RECORDED DATA:
-------

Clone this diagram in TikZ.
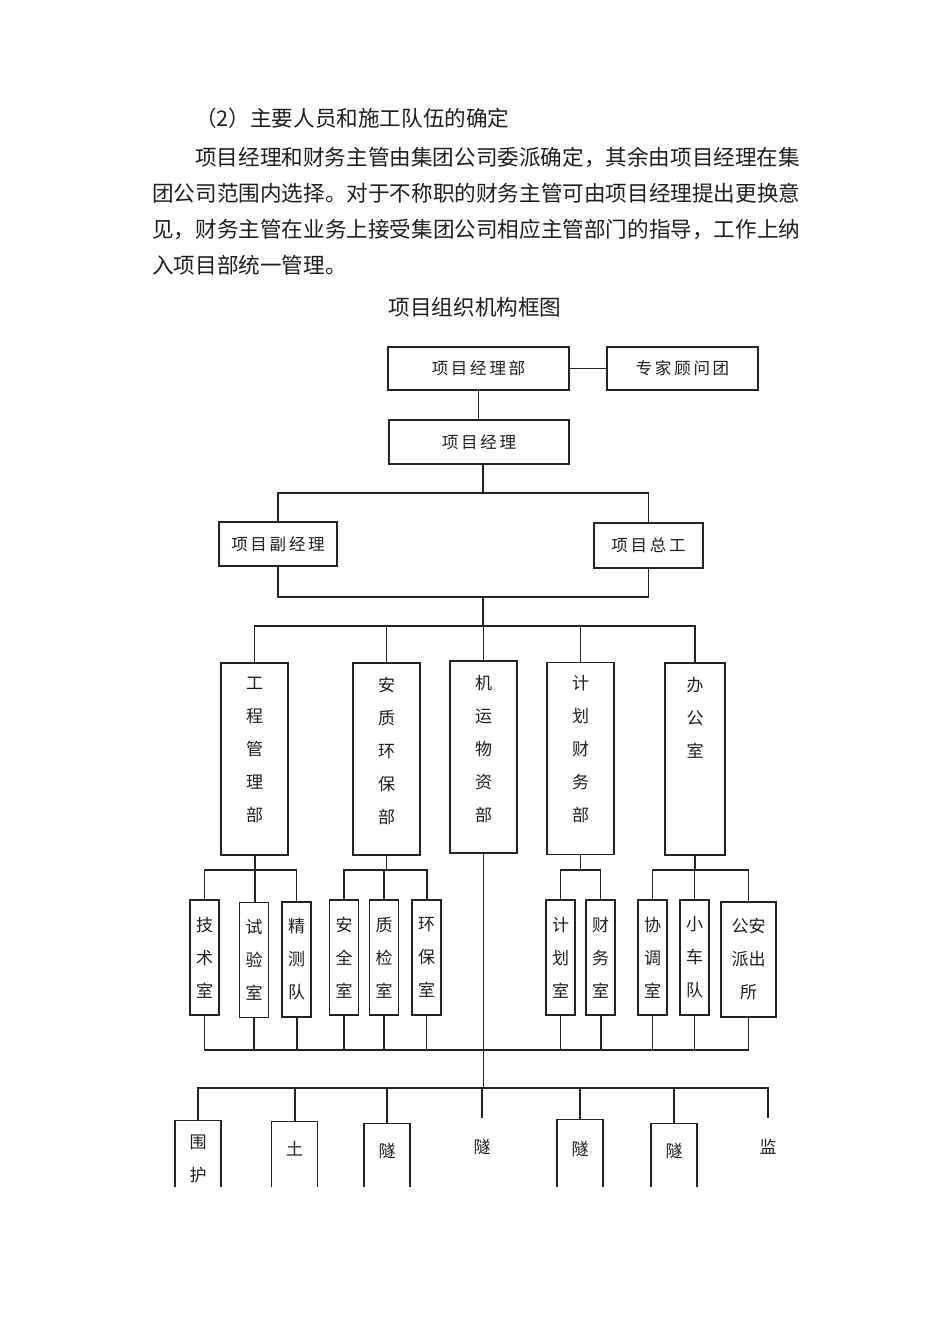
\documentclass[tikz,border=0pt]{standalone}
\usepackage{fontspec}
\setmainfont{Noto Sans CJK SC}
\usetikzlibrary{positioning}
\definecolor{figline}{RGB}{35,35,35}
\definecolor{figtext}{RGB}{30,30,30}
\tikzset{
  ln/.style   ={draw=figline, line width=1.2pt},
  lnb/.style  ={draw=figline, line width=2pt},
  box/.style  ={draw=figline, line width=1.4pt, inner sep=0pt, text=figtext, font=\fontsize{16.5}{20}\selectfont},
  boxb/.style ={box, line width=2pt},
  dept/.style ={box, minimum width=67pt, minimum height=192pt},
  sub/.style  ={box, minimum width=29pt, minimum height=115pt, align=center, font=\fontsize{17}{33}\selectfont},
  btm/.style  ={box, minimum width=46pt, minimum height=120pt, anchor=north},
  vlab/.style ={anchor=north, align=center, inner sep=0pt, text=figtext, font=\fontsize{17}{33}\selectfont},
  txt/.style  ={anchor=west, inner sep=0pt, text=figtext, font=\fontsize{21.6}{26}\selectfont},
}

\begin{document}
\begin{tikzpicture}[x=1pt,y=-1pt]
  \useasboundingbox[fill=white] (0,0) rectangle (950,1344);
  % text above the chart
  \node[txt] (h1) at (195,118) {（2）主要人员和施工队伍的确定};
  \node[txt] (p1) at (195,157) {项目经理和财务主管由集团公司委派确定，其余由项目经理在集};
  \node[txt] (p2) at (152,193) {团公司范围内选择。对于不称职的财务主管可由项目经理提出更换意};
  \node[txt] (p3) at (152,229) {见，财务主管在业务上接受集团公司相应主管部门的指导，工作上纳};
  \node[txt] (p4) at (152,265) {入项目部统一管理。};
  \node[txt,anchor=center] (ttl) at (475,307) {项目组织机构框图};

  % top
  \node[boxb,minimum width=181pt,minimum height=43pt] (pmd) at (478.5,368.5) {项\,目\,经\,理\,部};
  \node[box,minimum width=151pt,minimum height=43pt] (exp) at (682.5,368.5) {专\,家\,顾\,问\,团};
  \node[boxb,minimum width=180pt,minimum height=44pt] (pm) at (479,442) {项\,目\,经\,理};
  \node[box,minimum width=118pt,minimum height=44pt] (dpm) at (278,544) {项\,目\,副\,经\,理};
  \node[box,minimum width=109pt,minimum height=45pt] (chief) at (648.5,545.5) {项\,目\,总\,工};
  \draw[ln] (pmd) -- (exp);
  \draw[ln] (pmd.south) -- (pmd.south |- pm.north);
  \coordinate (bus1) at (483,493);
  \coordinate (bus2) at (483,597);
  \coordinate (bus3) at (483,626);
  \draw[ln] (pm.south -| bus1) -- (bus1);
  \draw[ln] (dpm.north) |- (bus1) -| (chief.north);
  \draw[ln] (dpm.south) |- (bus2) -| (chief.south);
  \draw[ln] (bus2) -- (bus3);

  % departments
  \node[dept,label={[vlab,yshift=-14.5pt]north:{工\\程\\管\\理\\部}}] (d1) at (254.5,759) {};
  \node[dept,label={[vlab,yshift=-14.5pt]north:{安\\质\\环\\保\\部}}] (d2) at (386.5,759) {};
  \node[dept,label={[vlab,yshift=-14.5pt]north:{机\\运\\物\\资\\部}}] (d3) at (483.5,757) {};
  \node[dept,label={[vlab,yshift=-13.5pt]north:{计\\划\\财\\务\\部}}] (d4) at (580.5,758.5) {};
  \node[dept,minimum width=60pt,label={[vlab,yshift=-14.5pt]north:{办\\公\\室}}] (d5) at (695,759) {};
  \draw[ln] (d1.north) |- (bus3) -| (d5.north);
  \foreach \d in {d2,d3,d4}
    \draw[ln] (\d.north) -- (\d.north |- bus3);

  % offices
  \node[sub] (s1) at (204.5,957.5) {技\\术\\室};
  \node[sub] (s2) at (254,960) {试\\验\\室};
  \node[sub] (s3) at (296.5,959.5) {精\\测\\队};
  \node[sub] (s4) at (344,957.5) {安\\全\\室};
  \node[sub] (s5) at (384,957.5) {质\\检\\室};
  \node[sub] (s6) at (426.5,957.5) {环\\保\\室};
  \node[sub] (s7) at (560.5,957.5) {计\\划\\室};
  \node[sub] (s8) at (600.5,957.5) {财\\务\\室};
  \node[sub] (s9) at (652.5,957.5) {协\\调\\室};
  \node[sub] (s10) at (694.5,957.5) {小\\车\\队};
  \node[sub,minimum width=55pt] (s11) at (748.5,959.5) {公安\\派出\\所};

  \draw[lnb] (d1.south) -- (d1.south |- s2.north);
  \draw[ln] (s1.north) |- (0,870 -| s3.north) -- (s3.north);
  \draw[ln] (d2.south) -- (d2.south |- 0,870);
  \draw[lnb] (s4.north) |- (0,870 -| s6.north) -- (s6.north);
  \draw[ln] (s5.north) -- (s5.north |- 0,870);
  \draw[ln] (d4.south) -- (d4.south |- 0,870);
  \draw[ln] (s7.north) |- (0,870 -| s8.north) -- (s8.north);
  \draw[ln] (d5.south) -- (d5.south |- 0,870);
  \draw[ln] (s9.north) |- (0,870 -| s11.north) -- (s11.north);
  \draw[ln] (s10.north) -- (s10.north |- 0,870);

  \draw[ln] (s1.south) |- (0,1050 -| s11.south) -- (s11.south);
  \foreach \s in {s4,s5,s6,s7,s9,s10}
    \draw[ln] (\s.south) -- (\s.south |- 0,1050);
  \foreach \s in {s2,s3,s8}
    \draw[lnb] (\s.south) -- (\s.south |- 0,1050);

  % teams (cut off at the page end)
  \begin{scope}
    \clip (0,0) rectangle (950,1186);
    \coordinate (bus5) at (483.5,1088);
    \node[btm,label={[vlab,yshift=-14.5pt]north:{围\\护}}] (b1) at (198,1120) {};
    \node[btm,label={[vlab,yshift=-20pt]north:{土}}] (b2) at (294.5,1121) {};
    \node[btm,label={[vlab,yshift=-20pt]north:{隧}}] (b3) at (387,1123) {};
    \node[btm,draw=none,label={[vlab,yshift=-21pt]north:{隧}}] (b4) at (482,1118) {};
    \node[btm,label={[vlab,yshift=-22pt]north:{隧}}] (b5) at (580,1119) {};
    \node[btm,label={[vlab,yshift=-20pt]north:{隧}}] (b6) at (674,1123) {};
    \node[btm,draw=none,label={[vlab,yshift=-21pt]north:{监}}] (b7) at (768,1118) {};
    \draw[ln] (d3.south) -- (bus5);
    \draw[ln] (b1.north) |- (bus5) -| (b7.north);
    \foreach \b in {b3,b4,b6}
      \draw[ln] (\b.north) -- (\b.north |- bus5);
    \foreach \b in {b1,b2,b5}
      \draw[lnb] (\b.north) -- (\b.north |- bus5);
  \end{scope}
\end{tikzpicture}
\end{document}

-------

THE PROBLEM: Ignore the images and quote every line of the listing exactly.

TASK RESPONSE:
Clone this diagram in TikZ.
\documentclass[tikz,border=0pt]{standalone}
\usepackage{fontspec}
\setmainfont{Noto Sans CJK SC}
\usetikzlibrary{positioning}
\definecolor{figline}{RGB}{35,35,35}
\definecolor{figtext}{RGB}{30,30,30}
\tikzset{
  ln/.style   ={draw=figline, line width=1.2pt},
  lnb/.style  ={draw=figline, line width=2pt},
  box/.style  ={draw=figline, line width=1.4pt, inner sep=0pt, text=figtext, font=\fontsize{16.5}{20}\selectfont},
  boxb/.style ={box, line width=2pt},
  dept/.style ={box, minimum width=67pt, minimum height=192pt},
  sub/.style  ={box, minimum width=29pt, minimum height=115pt, align=center, font=\fontsize{17}{33}\selectfont},
  btm/.style  ={box, minimum width=46pt, minimum height=120pt, anchor=north},
  vlab/.style ={anchor=north, align=center, inner sep=0pt, text=figtext, font=\fontsize{17}{33}\selectfont},
  txt/.style  ={anchor=west, inner sep=0pt, text=figtext, font=\fontsize{21.6}{26}\selectfont},
}

\begin{document}
\begin{tikzpicture}[x=1pt,y=-1pt]
  \useasboundingbox[fill=white] (0,0) rectangle (950,1344);
  % text above the chart
  \node[txt] (h1) at (195,118) {（2）主要人员和施工队伍的确定};
  \node[txt] (p1) at (195,157) {项目经理和财务主管由集团公司委派确定，其余由项目经理在集};
  \node[txt] (p2) at (152,193) {团公司范围内选择。对于不称职的财务主管可由项目经理提出更换意};
  \node[txt] (p3) at (152,229) {见，财务主管在业务上接受集团公司相应主管部门的指导，工作上纳};
  \node[txt] (p4) at (152,265) {入项目部统一管理。};
  \node[txt,anchor=center] (ttl) at (475,307) {项目组织机构框图};

  % top
  \node[boxb,minimum width=181pt,minimum height=43pt] (pmd) at (478.5,368.5) {项\,目\,经\,理\,部};
  \node[box,minimum width=151pt,minimum height=43pt] (exp) at (682.5,368.5) {专\,家\,顾\,问\,团};
  \node[boxb,minimum width=180pt,minimum height=44pt] (pm) at (479,442) {项\,目\,经\,理};
  \node[box,minimum width=118pt,minimum height=44pt] (dpm) at (278,544) {项\,目\,副\,经\,理};
  \node[box,minimum width=109pt,minimum height=45pt] (chief) at (648.5,545.5) {项\,目\,总\,工};
  \draw[ln] (pmd) -- (exp);
  \draw[ln] (pmd.south) -- (pmd.south |- pm.north);
  \coordinate (bus1) at (483,493);
  \coordinate (bus2) at (483,597);
  \coordinate (bus3) at (483,626);
  \draw[ln] (pm.south -| bus1) -- (bus1);
  \draw[ln] (dpm.north) |- (bus1) -| (chief.north);
  \draw[ln] (dpm.south) |- (bus2) -| (chief.south);
  \draw[ln] (bus2) -- (bus3);

  % departments
  \node[dept,label={[vlab,yshift=-14.5pt]north:{工\\程\\管\\理\\部}}] (d1) at (254.5,759) {};
  \node[dept,label={[vlab,yshift=-14.5pt]north:{安\\质\\环\\保\\部}}] (d2) at (386.5,759) {};
  \node[dept,label={[vlab,yshift=-14.5pt]north:{机\\运\\物\\资\\部}}] (d3) at (483.5,757) {};
  \node[dept,label={[vlab,yshift=-13.5pt]north:{计\\划\\财\\务\\部}}] (d4) at (580.5,758.5) {};
  \node[dept,minimum width=60pt,label={[vlab,yshift=-14.5pt]north:{办\\公\\室}}] (d5) at (695,759) {};
  \draw[ln] (d1.north) |- (bus3) -| (d5.north);
  \foreach \d in {d2,d3,d4}
    \draw[ln] (\d.north) -- (\d.north |- bus3);

  % offices
  \node[sub] (s1) at (204.5,957.5) {技\\术\\室};
  \node[sub] (s2) at (254,960) {试\\验\\室};
  \node[sub] (s3) at (296.5,959.5) {精\\测\\队};
  \node[sub] (s4) at (344,957.5) {安\\全\\室};
  \node[sub] (s5) at (384,957.5) {质\\检\\室};
  \node[sub] (s6) at (426.5,957.5) {环\\保\\室};
  \node[sub] (s7) at (560.5,957.5) {计\\划\\室};
  \node[sub] (s8) at (600.5,957.5) {财\\务\\室};
  \node[sub] (s9) at (652.5,957.5) {协\\调\\室};
  \node[sub] (s10) at (694.5,957.5) {小\\车\\队};
  \node[sub,minimum width=55pt] (s11) at (748.5,959.5) {公安\\派出\\所};

  \draw[lnb] (d1.south) -- (d1.south |- s2.north);
  \draw[ln] (s1.north) |- (0,870 -| s3.north) -- (s3.north);
  \draw[ln] (d2.south) -- (d2.south |- 0,870);
  \draw[lnb] (s4.north) |- (0,870 -| s6.north) -- (s6.north);
  \draw[ln] (s5.north) -- (s5.north |- 0,870);
  \draw[ln] (d4.south) -- (d4.south |- 0,870);
  \draw[ln] (s7.north) |- (0,870 -| s8.north) -- (s8.north);
  \draw[ln] (d5.south) -- (d5.south |- 0,870);
  \draw[ln] (s9.north) |- (0,870 -| s11.north) -- (s11.north);
  \draw[ln] (s10.north) -- (s10.north |- 0,870);

  \draw[ln] (s1.south) |- (0,1050 -| s11.south) -- (s11.south);
  \foreach \s in {s4,s5,s6,s7,s9,s10}
    \draw[ln] (\s.south) -- (\s.south |- 0,1050);
  \foreach \s in {s2,s3,s8}
    \draw[lnb] (\s.south) -- (\s.south |- 0,1050);

  % teams (cut off at the page end)
  \begin{scope}
    \clip (0,0) rectangle (950,1186);
    \coordinate (bus5) at (483.5,1088);
    \node[btm,label={[vlab,yshift=-14.5pt]north:{围\\护}}] (b1) at (198,1120) {};
    \node[btm,label={[vlab,yshift=-20pt]north:{土}}] (b2) at (294.5,1121) {};
    \node[btm,label={[vlab,yshift=-20pt]north:{隧}}] (b3) at (387,1123) {};
    \node[btm,draw=none,label={[vlab,yshift=-21pt]north:{隧}}] (b4) at (482,1118) {};
    \node[btm,label={[vlab,yshift=-22pt]north:{隧}}] (b5) at (580,1119) {};
    \node[btm,label={[vlab,yshift=-20pt]north:{隧}}] (b6) at (674,1123) {};
    \node[btm,draw=none,label={[vlab,yshift=-21pt]north:{监}}] (b7) at (768,1118) {};
    \draw[ln] (d3.south) -- (bus5);
    \draw[ln] (b1.north) |- (bus5) -| (b7.north);
    \foreach \b in {b3,b4,b6}
      \draw[ln] (\b.north) -- (\b.north |- bus5);
    \foreach \b in {b1,b2,b5}
      \draw[lnb] (\b.north) -- (\b.north |- bus5);
  \end{scope}
\end{tikzpicture}
\end{document}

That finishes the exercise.